Statsguru is just brilliant. It is simultaneously powerful and easy to use; it is exactly what a web application should be. I’m just amazed ESPN haven’t fucked it all up yet.
Bump to reinforce the sentiments expressed in this thread. This time to appreciate the surfer blog, which collects links to cricket writing in other publications. It’s how I found the funniest piece of cricket writing I have come across(slightly out of date).
Cricinfo really does rock. I’m a little pissed that they changed the name to espncricinfo, but I suppose they have to do what they have to do.
Does anybody know cricinfo’s story? Who started it, how etc?
I came here to post an answer to my own question from last year - Cricinfo is running a series of special articles on their 20th anniversary. Here’s the one that lays out the timeline/story of how cricinfo came to be. Here’s the story of how ball by ball updating got started, might be of particular interest to those who find themselves at the intersection of the techie and cricket lover sets.
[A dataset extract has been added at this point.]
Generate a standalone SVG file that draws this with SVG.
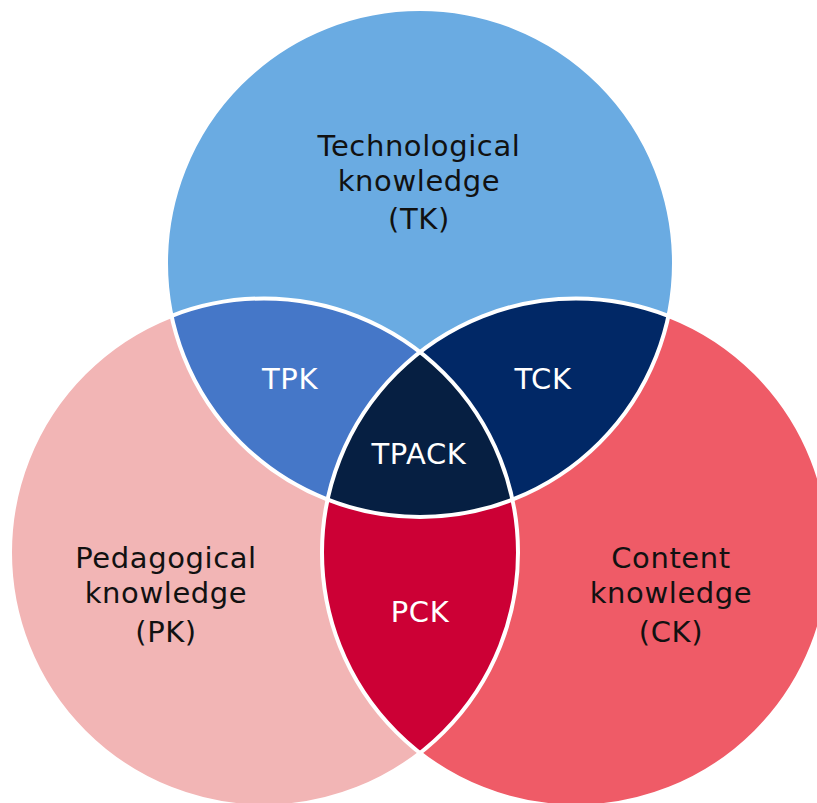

Worth reading, both of these.
I don’t know about predates, but it’s definitely been right at the cutting edge. They launched a mobile edition in 1995! I don’t even know how that’s possible. Was the internet accessible through mobiles in 1995? And yes, the ball-by-ball story really is brilliant. Zaltzman’s article on Statsguru is hit and miss, like much of his other stuff, but also fun. Quite a lot of the artices repay attention actually.
I’m…not sure. I know some matches have been broadcast live on cricinfo, but also that all are not. I just never end up using the site for their video or audio features, which they have plenty of, but that’s entirely a personal preference. Maybe someone else will tell us more.
And another bump to ask the cricinfo devotees if they’ve been following the (relatively) new #report and #politeinquiries sections. In the #report they tell the story of the match by collecting funny tweets and putting them in context. They did it for the World T20, and they’re surprisingly interesting to go through. The #politeinquiries is Jarrod Kimber and George Dobell taking questions and generally being funny. How is cricinfo so good? For so long? It’s incredible.